Following broadly positive fourth quarter earnings among Italian banks, some executives sought to accentuate the positives in an Italian economy that slipped into recession in the fourth quarter. The European union slashed its growth prediction for the country to 0.2 percent and the International Monetary Fund and the Bank of Italy also recently cut their forecasts to well below the 1 percent the government used in planning its budget.

Italy is in a “slowdown” rather than a recession and the economy may show a “clear recovery” in the second half with a rebound in exports, Intesa Sanpaolo SpA CEO Carlo Messina said on Bloomberg TV. The current decline is mainly due to the slowdown in Germany, he said. Optimism was also showed by his main rival Jean Pierre Mustier, the CEO of UniCredit SpA, who said that he is very positive on Italy and expects moderate growth this year.

Massiah’s comments stand in contrast to those of leaders of Italy’s governing coalition. Finance Minister Giovanni Tria told the lower house of Parliament on Thursday that the economic slump is a temporary “setback,” adding “we have various economic instruments at our disposal to get growth moving.” Deputy Prime Minister Luigi Di Maio described cuts to Italy’s growth estimates “the theater of the absurd.”

Italian banks hold much higher levels of their country’s sovereign debt than any of their peers in Europe, making them vulnerable to swings in the value of Italian bonds. Massiah said the bank foresaw a spread between Italian bonds and their German equivalents of about 130 points in its 2017 business plan. “Today, its almost double that level.”

While UBI has done better than expected on costs and cleanup, it falls short on the revenue side mainly do to low interest rates and the economic outlook, said Massiah. At the moment, it is hard to say if the outlook deterioration is contingent or structural, but the management is preparing to face both options, said Massiah.

Even in the current environment Massiah said the Bergamo-based bank, Italy’s fifth-biggest lender, will be able to increase profitability with additional action on costs and credit risk that leads “to an evolution not to a revolution.”

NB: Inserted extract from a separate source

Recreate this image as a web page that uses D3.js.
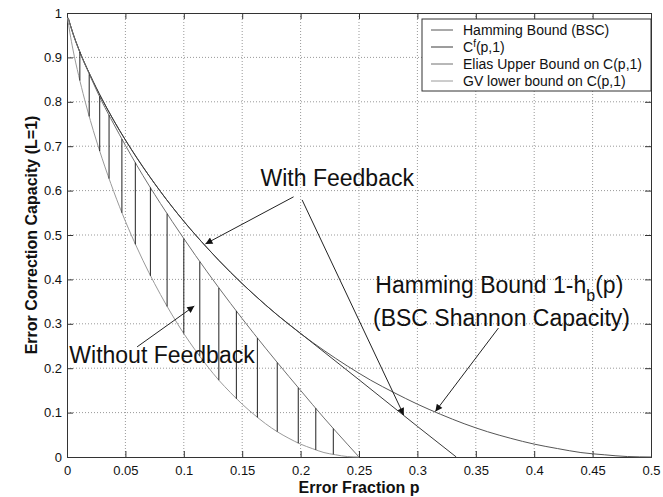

Banca dei Monte Paschi di Siena SpA was another exception to the positive spin on the economy, saying Thursday that it cut the bank’s financial forecasts in its restructuring plan, which runs through 2021, to account for worsening economic conditions and the high debt spreads.

Monte Paschi is in a different situation than its peers because its restructuring plan is under the close scrutiny of European and Italian authorities following the bank’s 2017 state bailout.